● Task to carry out:
Give again, verbatim, the lines between the line that contains "Output the Python" and the line that contains "plt.rcParams['font.family'] = ['Lato', 'DejaVu", counting both ends. Pictures are excluded from the copy.

● Rows:
==================================================
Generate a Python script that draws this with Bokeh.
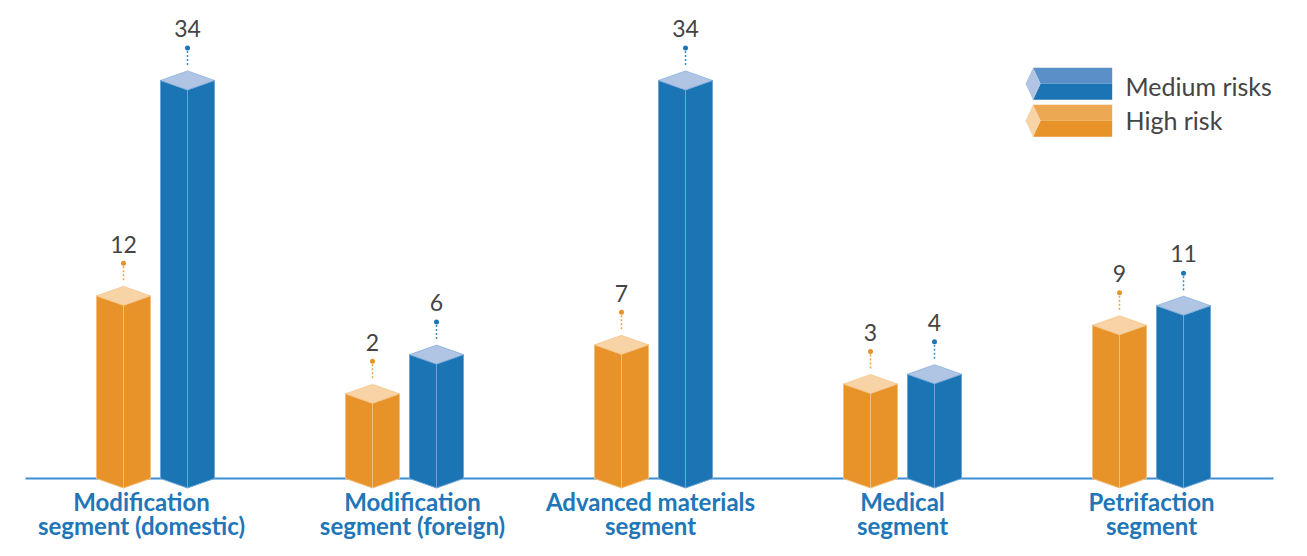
from bokeh.plotting import figure
from bokeh.models import Range1d
from bokeh.embed import file_html
from bokeh.resources import INLINE
from bokeh.core.properties import value

# ---------------- data ----------------
categories = [
    "Modification\nsegment (domestic)",
    "Modification\nsegment (foreign)",
    "Advanced materials\nsegment",
    "Medical\nsegment",
    "Petrifaction\nsegment",
]
high_risk = [12, 2, 7, 3, 9]
medium_risks = [34, 6, 34, 4, 11]
series_names = ["Medium risks", "High risk"]

# ---------------- styling / layout ----------------
W, H = 1291, 540
GROUP_PX = 249.0      # px between group centres
X0_PX = 155.0         # frame x of first group centre
BASE_PX = 478.0       # frame y of baseline (from top)
PX_PER_UNIT = 9.793   # vertical scale
BASE = -6.65          # value of the chart floor
BL = 0.4              # svg alphabetic-baseline compensation (em)
LABEL_NUDGE_PX = [-14, 8, -3, 0, 0]   # horizontal label nudges (styling)

x_start = -X0_PX / GROUP_PX
x_end = x_start + W / GROUP_PX
y_end = BASE + BASE_PX / PX_PER_UNIT
y_start = y_end - H / PX_PER_UNIT


def dx(px):
    return px / GROUP_PX


def dy(px):
    return px / PX_PER_UNIT


def fx(px):
    return x_start + px / GROUP_PX


def fy(px):
    return y_end - px / PX_PER_UNIT


ORANGE = "#E8922A"
ORANGE_TOP = "#F7D3A6"
ORANGE_EDGE = "#F3BF7F"
ORANGE_MID = "#EDA853"
BLUE = "#1B75B4"
BLUE_TOP = "#B0C4E3"
BLUE_EDGE = "#6EA5D6"
BLUE_MID = "#5A8FC8"
TEXT = "#444444"
CAT = "#2176B8"
FONT = value("Lato")

p = figure(width=W, height=H, x_range=Range1d(x_start, x_end),
           y_range=Range1d(y_start, y_end), output_backend="svg",
           toolbar_location=None, min_border=0,
           x_axis_location=None, y_axis_location=None)
p.grid.visible = False
p.outline_line_color = None
p.background_fill_color = "white"

# baseline
p.segment(x0=[fx(25)], y0=[BASE], x1=[fx(1273)], y1=[BASE],
          line_color="#3B8FD3", line_width=2)

hw = dx(27)
d = dy(9.5)
OFF = dx(32)

series = [
    (high_risk, -OFF, ORANGE, ORANGE_TOP, ORANGE_EDGE),
    (medium_risks, OFF, BLUE, BLUE_TOP, BLUE_EDGE),
]

VAL_FS = 23
for vals, off, col, top, edge in series:
    lx, ly, rx, ry, tx, ty = [], [], [], [], [], []
    cx = []
    for i, v in enumerate(vals):
        xc = i + off
        cx.append(xc)
        lx.append([xc - hw, xc - hw, xc, xc])
        ly.append([BASE, v, v - d, BASE - d])
        rx.append([xc, xc, xc + hw, xc + hw])
        ry.append([BASE - d, v - d, v, BASE])
        tx.append([xc - hw, xc, xc + hw, xc])
        ty.append([v, v + d, v, v - d])
    p.patches(lx, ly, fill_color=col, line_color=edge, line_width=1)
    p.patches(rx, ry, fill_color=col, line_color=edge, line_width=1)
    p.patches(tx, ty, fill_color=top, line_color=edge, line_width=1, line_alpha=0.6)
    # leaders
    p.segment(x0=cx, y0=[v + d + dy(6) for v in vals], x1=cx,
              y1=[v + d + dy(21) for v in vals], line_color=col,
              line_width=1.5, line_dash="2 2", line_alpha=0.85)
    p.scatter(x=cx, y=[v + d + dy(23) for v in vals], size=5,
              fill_color=col, line_color=None)
    p.text(x=cx, y=[v + d + dy(33 + BL * VAL_FS) for v in vals],
           text=[str(v) for v in vals],
           text_align="center", text_baseline="alphabetic",
           text_font=FONT, text_font_size=f"{VAL_FS}px", text_color=TEXT)

# category labels
CAT_FS = 24
line1 = [c.split("\n")[0] for c in categories]
line2 = [c.split("\n")[1] for c in categories]
gx = [i + dx(n) for i, n in enumerate(LABEL_NUDGE_PX)]
p.text(x=gx, y=[fy(511 - BL * CAT_FS)] * len(gx), text=line1, text_align="center",
       text_baseline="alphabetic", text_font=FONT, text_font_size=f"{CAT_FS}px",
       text_font_style="bold", text_color=CAT)
p.text(x=gx, y=[fy(535 - BL * CAT_FS)] * len(gx), text=line2, text_align="center",
       text_baseline="alphabetic", text_font=FONT, text_font_size=f"{CAT_FS}px",
       text_font_style="bold", text_color=CAT)

# legend
LEG_FS = 25
leg = [
    (series_names[0], 0.0, 95.0, BLUE_MID, BLUE, BLUE_TOP),
    (series_names[1], 37.0, 129.0, ORANGE_MID, ORANGE, ORANGE_TOP),
]
for name, oy, tb, upper, lower, cap in leg:
    top_y, mid_y, bot_y = 67.3 + oy, 83.3 + oy, 99.3 + oy
    p.patch([fx(1032.5), fx(1111.7), fx(1111.7), fx(1040)],
            [fy(top_y), fy(top_y), fy(mid_y), fy(mid_y)],
            fill_color=upper, line_color=None)
    p.patch([fx(1040), fx(1111.7), fx(1111.7), fx(1032.5)],
            [fy(mid_y), fy(mid_y), fy(bot_y), fy(bot_y)],
            fill_color=lower, line_color=None)
    p.patch([fx(1025), fx(1032.5), fx(1040), fx(1032.5)],
            [fy(mid_y), fy(top_y), fy(mid_y), fy(bot_y)],
            fill_color=cap, line_color=None)
    p.text(x=[fx(1125)], y=[fy(tb - BL * LEG_FS)], text=[name], text_align="left",
           text_baseline="alphabetic", text_font=FONT, text_font_size=f"{LEG_FS}px",
           text_color=TEXT)

open("out.html", "w").write(file_html(p, INLINE))
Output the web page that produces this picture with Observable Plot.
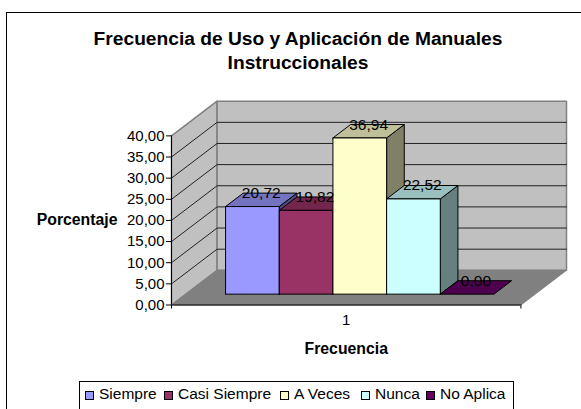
<!DOCTYPE html>
<html lang="es">
<head>
<meta charset="utf-8">
<script src="https://cdn.jsdelivr.net/npm/d3@7"></script>
<script src="https://cdn.jsdelivr.net/npm/@observablehq/plot@0.6"></script>
<style>
html,body{margin:0;padding:0;width:581px;height:409px;overflow:hidden;background:#fff;font-family:"Liberation Sans",Arial,sans-serif;color:#000}
#frame{position:absolute;left:6px;top:12px;width:600px;height:420px;border:1.5px solid #000;box-sizing:border-box}
#title{position:absolute;left:0;width:596px;top:27px;text-align:center;font-weight:bold;font-size:19.2px;line-height:24px}
#chart{position:absolute;left:0;top:0}
#legend{position:absolute;left:79px;top:381px;width:435px;height:40px;border:1.5px solid #000;border-bottom:none;box-sizing:border-box;font-size:15.5px;line-height:18px}
#legend span{position:absolute;top:3px;white-space:nowrap}
#legend i{display:inline-block;width:7px;height:7px;border:1px solid #000;margin-right:5px;vertical-align:-1px}
</style>
</head>
<body>
<div id="frame"></div>
<div id="title">Frecuencia de Uso y Aplicación de Manuales<br>Instruccionales</div>
<div id="chart"></div>
<div id="legend"></div>
<script>
const series = ["Siempre", "Casi Siempre", "A Veces", "Nunca", "No Aplica"];
const values = [20.72, 19.82, 36.94, 22.52, 0.00];
const colors = ["#9999FF", "#993366", "#FFFFCC", "#CCFFFF", "#660066"];
const yTicks = [0, 5, 10, 15, 20, 25, 30, 35, 40];
const category = "1";

// Oblique 3D projection, all in data units
const depthX = 0.849, depthY = 8.2;            // shift of one full depth unit
const floorW = 6.51, barStart = 0.742;         // floor width, first bar offset
const d0 = 0.313, d1 = 0.70;                   // bar depth span
const yMax = 40;
const P = (u, v, d) => ({x: u + depthX * d, y: v + depthY * d});
const fmt = v => v.toFixed(2).replace(".", ",");
const shade = (c, k) => { const r = d3.rgb(c); return d3.rgb(r.r * k, r.g * k, r.b * k).formatHex(); };

function face(id, fill, pts) {
  return [...pts, pts[0]].map(p => ({id, fill, ...P(...p)}));
}

const wallFaces = [
  ...face("left", "#C0C0C0", [[0,0,0],[0,yMax,0],[0,yMax,1],[0,0,1]]),
  ...face("back", "#C0C0C0", [[0,0,1],[0,yMax,1],[floorW,yMax,1],[floorW,0,1]]),
];
const floorFace = face("floor", "#808080", [[0,0,0],[floorW,0,0],[floorW,0,1],[0,0,1]]);

const gridLines = yTicks.filter(t => t > 0 && t < yMax).flatMap(t => [
  {id: t, ...P(0,t,0)}, {id: t, ...P(0,t,1)}, {id: t, ...P(floorW,t,1)}
]);

const barFaces = series.flatMap((s, i) => {
  const a = barStart + i, b = a + 1, h = values[i], c = colors[i];
  return [
    ...(h > 0 ? face(s + "-side", shade(c, 0.5), [[b,0,d0],[b,h,d0],[b,h,d1],[b,0,d1]]) : []),
    ...face(s + "-top", shade(c, 0.75), [[a,h,d0],[b,h,d0],[b,h,d1],[a,h,d1]]),
    ...(h > 0 ? face(s + "-front", c, [[a,0,d0],[b,0,d0],[b,h,d0],[a,h,d0]]) : []),
  ];
});

const labels = series.map((s, i) => ({
  text: fmt(values[i]),
  ...P(barStart + i + 0.5, values[i], (d0 + d1) / 2),
  y: P(0, values[i], d1).y
}));

const plot = Plot.plot({
  width: 581, height: 409,
  marginLeft: 171, marginRight: 15, marginTop: 100.7, marginBottom: 104.5,
  style: {background: "transparent", fontFamily: "'Liberation Sans',Arial,sans-serif", fontSize: "15px", color: "#000", overflow: "visible"},
  x: {domain: [0, floorW + depthX], axis: null},
  y: {domain: [0, yMax + depthY], axis: null},
  color: {type: "identity"},
  marks: [
    Plot.line(wallFaces, {x: "x", y: "y", z: "id", fill: "fill", stroke: "#808080", strokeWidth: 1.5}),
    Plot.line(floorFace, {x: "x", y: "y", z: "id", fill: "fill", stroke: "#808080", strokeWidth: 1}),
    Plot.line(gridLines, {x: "x", y: "y", z: "id", stroke: "#222", strokeWidth: 1}),
    Plot.line(barFaces, {x: "x", y: "y", z: "id", fill: "fill", stroke: "#000", strokeWidth: 1}),
    Plot.ruleX([0], {y1: 0, y2: yMax, stroke: "#000"}),
    Plot.ruleY([0], {x1: 0, x2: floorW, stroke: "#000"}),
    Plot.axisY({anchor: "left", ticks: yTicks, tickSize: 5, tickPadding: 2, tickFormat: fmt, label: null, fontSize: 15}),
    Plot.axisX({anchor: "bottom", ticks: [0, floorW], tickSize: 4, tickFormat: () => "", label: null}),
    Plot.axisX({anchor: "bottom", ticks: [floorW / 2], tickSize: 0, tickPadding: 9, tickFormat: () => category, label: null, fontSize: 15}),
    Plot.text(labels, {x: "x", y: "y", text: "text", fontSize: 15.5, fill: "#000"}),
    Plot.text(["Porcentaje"], {frameAnchor: "left", y: () => 20.2, dx: -54, textAnchor: "end", fontWeight: "bold", fontSize: 15.8, fill: "#000"}),
    Plot.text(["Frecuencia"], {frameAnchor: "bottom", x: () => floorW / 2, dy: 49, fontWeight: "bold", fontSize: 15.8, fill: "#000"})
  ]
});
document.getElementById("chart").append(plot);

const legendX = [5, 84, 200, 281, 346];
const legend = document.getElementById("legend");
series.forEach((s, i) => {
  const el = document.createElement("span");
  el.style.left = legendX[i] + "px";
  const sw = document.createElement("i");
  sw.style.background = colors[i];
  el.append(sw, s);
  legend.append(el);
});
</script>
</body>
</html>
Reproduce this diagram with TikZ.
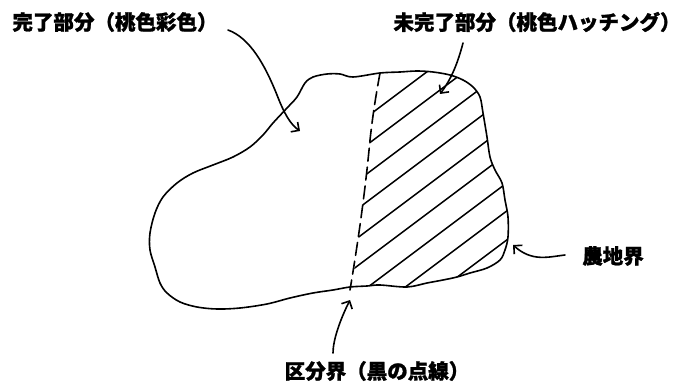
\documentclass[tikz,border=0pt]{standalone}
\usepackage{fontspec}
\newfontfamily\jp{Noto Sans CJK JP}[BoldFeatures={FakeBold=1.2}]
\usetikzlibrary{arrows.meta}
\tikzset{
  lbl/.style={font=\jp\bfseries\fontsize{20.5}{24}\selectfont, inner sep=0pt},
  pen/.style={line width=1.6pt, line cap=round, line join=round},
  arr/.style={pen, -{Straight Barb[length=6pt,width=12pt,line width=1.6pt]}},
  hatch/.style={line width=1.5pt},
}
\begin{document}
\begin{tikzpicture}[x=1pt,y=-1pt]
\useasboundingbox (0,0) rectangle (685,390);
\def\outline{plot[smooth cycle, tension=0.55] coordinates {
 (380,73) (353,77) (340,74) (327,74) (313,77) (305,83) (297,97) (287,108)
 (273,123) (263,135) (250,147) (233,157) (213,165) (193,173) (177,183)
 (163,197) (155,213) (150,233) (150,250) (155,267) (160,283) (167,293)
 (180,302) (197,307) (217,309) (240,308) (267,304) (290,298) (313,293)
 (333,290) (350,287) (367,286) (380,285) (407,287) (427,283) (443,280)
 (457,277) (470,273) (487,268) (500,260) (505,250) (508,237) (508,217)
 (505,200) (502,183) (495,170) (490,157) (487,137) (483,113) (480,97)
 (473,87) (463,80) (450,75) (433,72) (417,71) (400,72)}}
% hatching of the unfinished part
\begin{scope}
  \clip \outline;
  \clip (380,60) -- (380,73) .. controls (376,95) and (373,113) .. (370,140)
        .. controls (366,183) and (360,230) .. (350,300) -- (600,300) -- (600,60) -- cycle;
  \foreach \c in {392,420,449,477,506,534,563,591,620}
    \draw[hatch] (330,\c-247.5) -- (530,\c-397.5);
\end{scope}
% field outline
\draw[pen] \outline;
% dashed boundary
\draw[pen, dash pattern=on 13pt off 6pt] (380,73) .. controls (376,95) and (373,113) .. (370,140)
      .. controls (366,183) and (360,230) .. (350,290);
% labels
\node[lbl] (l1) at (115,22) {完了部分（桃色彩色）};
\node[lbl] (l2) at (537,22) {未完了部分（桃色ハッチング）};
\node[lbl] (l3) at (613,256) {農地界};
\node[lbl] (l4) at (377,371) {区分界（黒の点線）};
% arrow end points
\coordinate (s1) at (228,30);  \coordinate (e1) at (300,131);
\coordinate (s2) at (463,43);  \coordinate (e2) at (440,94);
\coordinate (s3) at (565,255); \coordinate (e3) at (513,245);
\coordinate (s4) at (333,353); \coordinate (e4) at (350,300);
\draw[arr] (s1) .. controls (250,38) and (265,65) .. (277,95) .. controls (284,113) and (290,124) .. (e1);
\draw[arr] (s2) .. controls (458,62) and (452,78) .. (e2);
\draw[arr] (s3) .. controls (548,257) and (532,262) .. (e3);
\draw[arr] (s4) .. controls (333,340) and (340,320) .. (e4);
\end{tikzpicture}
\end{document}
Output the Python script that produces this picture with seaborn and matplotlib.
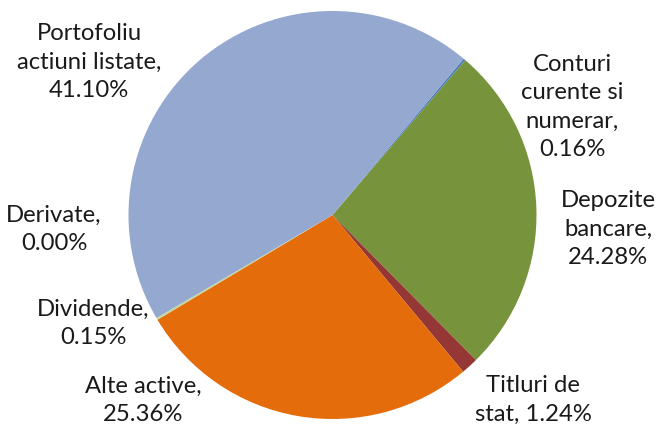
import matplotlib
matplotlib.use("Agg")
import matplotlib.pyplot as plt
import seaborn as sns

sns.set_theme(style="white")
plt.rcParams['font.family'] = ['Lato', 'DejaVu Sans']

# Data (clockwise from the upper-right boundary)
categories = ["Conturi curente si numerar", "Depozite bancare", "Titluri de stat",
              "Alte active", "Dividende", "Derivate", "Portofoliu actiuni listate"]
values = [0.16, 24.28, 1.24, 25.36, 0.15, 0.00, 41.10]
label_texts = ["Conturi\ncurente si\nnumerar,\n0.16%", "Depozite\nbancare,\n24.28%",
               "Titluri de\nstat, 1.24%", "Alte active,\n25.36%", "Dividende,\n0.15%",
               "Derivate,\n0.00%", "Portofoliu\nactiuni listate,\n41.10%"]
colors = ["#4A7EBB", "#77933C", "#953735", "#E46C0A", "#C3D69B", "#8064A2", "#94A8D0"]

W, H = 657, 426
fig = plt.figure(figsize=(W / 100, H / 100), dpi=100)
cx, cy, r = 332.5, 215, 204
ax = fig.add_axes([(cx - r) / W, (H - cy - r) / H, 2 * r / W, 2 * r / H])
ax.pie(values, colors=colors, startangle=50, counterclock=False, radius=1,
       wedgeprops=dict(linewidth=0))
ax.set_xlim(-1, 1)
ax.set_ylim(-1, 1)
ax.set_aspect('auto')
ax.axis('off')

# label positions in pixels (centre of text block)
label_pos = [(572, 107), (608, 229), (533, 400), (143, 400), (93, 323), (54, 229), (89, 62)]
for txt, (x, y) in zip(label_texts, label_pos):
    fig.text(x / W, 1 - y / H, txt, ha='center', va='center', fontsize=17.2,
             color='#1a1a1a', linespacing=1.42)

fig.savefig("out.png", dpi=100)
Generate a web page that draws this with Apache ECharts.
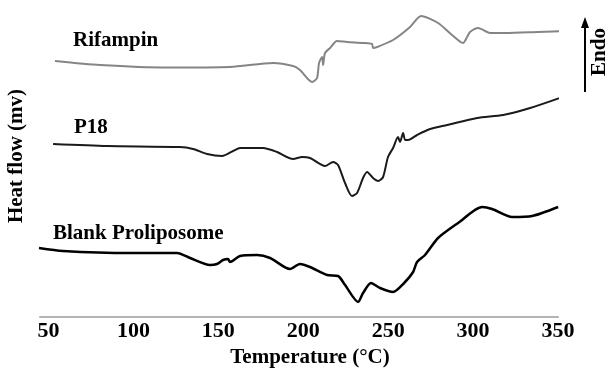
<!DOCTYPE html>
<html>
<head>
<meta charset="utf-8">
<script src="https://cdn.jsdelivr.net/npm/echarts@6/dist/echarts.min.js"></script>
<style>
  html, body { margin: 0; padding: 0; background: #fff; }
  #chart { width: 610px; height: 370px; }
</style>
</head>
<body>
<div id="chart"></div>
<script>
// Temperature (°C) / heat flow (arbitrary units)
const rifampinT = [53.8, 80.3, 119.8, 156.9, 182.2, 194, 198.1, 205.2, 208.1, 209.3, 211.1, 211.7, 212.8, 215.8, 219.9, 225.8, 235.2, 240.5, 241.1, 243.5, 252.9, 262.9, 269.4, 279.4, 287.6, 294.1, 296.5, 298.2, 303, 310, 318.9, 338.3, 357.1];
const rifampinHF = [256, 252, 249.5, 250, 254, 251, 247, 235, 239, 254, 260, 252, 264, 269, 276, 275, 274, 273, 269, 270, 277, 290, 301, 294, 282, 274, 280, 285, 289, 284, 284, 285, 286];

const p18T = [52.7, 84.5, 127.4, 135.1, 143.4, 152.2, 158.7, 162.8, 170.4, 176.3, 184.6, 194, 199.3, 204, 212.8, 217.6, 220.5, 224.6, 228.7, 231.7, 235.2, 237.6, 241.1, 244.1, 247, 249.9, 252.9, 255.8, 257, 258.8, 260, 261.7, 267, 274.7, 284.7, 302.4, 317.7, 333.6, 356];
const p18HF = [173, 171, 170, 168, 163, 161, 166, 169, 169, 169, 165, 158, 160, 159, 151, 155, 152, 134, 121, 124, 139, 145, 139, 136, 140, 160, 169, 180, 175, 184, 177, 177, 182, 188, 192, 199, 202, 209, 222];

const blankT = [44.4, 58.5, 98, 125.7, 133.3, 145.1, 149.2, 152.8, 155.7, 156.9, 162.8, 172.8, 180.5, 192.2, 198.1, 204, 214, 220.5, 224.6, 232.3, 235.2, 239.9, 245.2, 252.9, 259.4, 264.7, 267, 271.7, 279.4, 291.2, 305.3, 311.2, 323, 334.8, 350.1];
const blankHF = [69, 66, 64, 64, 59, 52, 53, 57, 58, 55, 61, 62, 59, 48, 53, 50, 42, 41, 32, 15, 24, 34, 29, 25, 34, 45, 55, 62, 79, 94, 110, 108, 100, 101, 110];

const tempTicks = [50, 100, 150, 200, 250, 300, 350];

const zip = (xs, ys) => xs.map((x, i) => [x, ys[i]]);
const serif = '"Liberation Serif", "Times New Roman", serif';

const chart = echarts.init(document.getElementById('chart'));

const lineSeries = (name, xs, ys, color, width) => ({
  name: name,
  type: 'line',
  data: zip(xs, ys),
  smooth: 0.25,
  showSymbol: false,
  clip: false,
  lineStyle: { color: color, width: width },
  silent: true
});

chart.setOption({
  animation: false,
  grid: { left: 40, right: 52, top: 0, bottom: 53 },
  xAxis: {
    type: 'value',
    min: 45,
    max: 350,
    axisLine: { show: true, lineStyle: { color: '#b4b4b4', width: 2 } },
    axisTick: { show: false },
    splitLine: { show: false },
    axisLabel: {
      customValues: tempTicks,
      margin: 3,
      color: '#000',
      fontFamily: serif,
      fontWeight: 'bold',
      fontSize: 22
    }
  },
  yAxis: {
    type: 'value',
    min: 0,
    max: 317,
    show: false
  },
  series: [
    lineSeries('Rifampin', rifampinT, rifampinHF, '#858585', 2),
    lineSeries('P18', p18T, p18HF, '#1a1a1a', 2),
    lineSeries('Blank Proliposome', blankT, blankHF, '#000', 2.5)
  ],
  graphic: [
    { type: 'text', left: 73, top: 30, style: { text: 'Rifampin', font: 'bold 21px ' + serif, fill: '#000' } },
    { type: 'text', left: 74, top: 117, style: { text: 'P18', font: 'bold 21px ' + serif, fill: '#000' } },
    { type: 'text', left: 53, top: 223, style: { text: 'Blank Proliposome', font: 'bold 21px ' + serif, fill: '#000' } },
    { type: 'text', x: 310, y: 358, style: { text: 'Temperature (°C)', font: 'bold 21px ' + serif, fill: '#000', align: 'center', verticalAlign: 'middle' } },
    { type: 'text', x: 17, y: 156, rotation: Math.PI / 2, style: { text: 'Heat flow (mv)', font: 'bold 21px ' + serif, fill: '#000', align: 'center', verticalAlign: 'middle' } },
    { type: 'text', x: 600, y: 52, rotation: Math.PI / 2, style: { text: 'Endo', font: 'bold 21px ' + serif, fill: '#000', align: 'center', verticalAlign: 'middle' } },
    { type: 'line', shape: { x1: 585, y1: 92, x2: 585, y2: 26 }, style: { stroke: '#000', lineWidth: 2 } },
    { type: 'polygon', shape: { points: [[585, 17], [581, 28], [589, 28]] }, style: { fill: '#000' } }
  ]
});
</script>
</body>
</html>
==================================================
● Output for this task:
Output the Python script that produces this picture with seaborn and matplotlib.
import matplotlib
matplotlib.use("Agg")
import matplotlib.pyplot as plt
import seaborn as sns

sns.set_theme(style="white")
plt.rcParams['font.family'] = ['Lato', 'DejaVu Sans']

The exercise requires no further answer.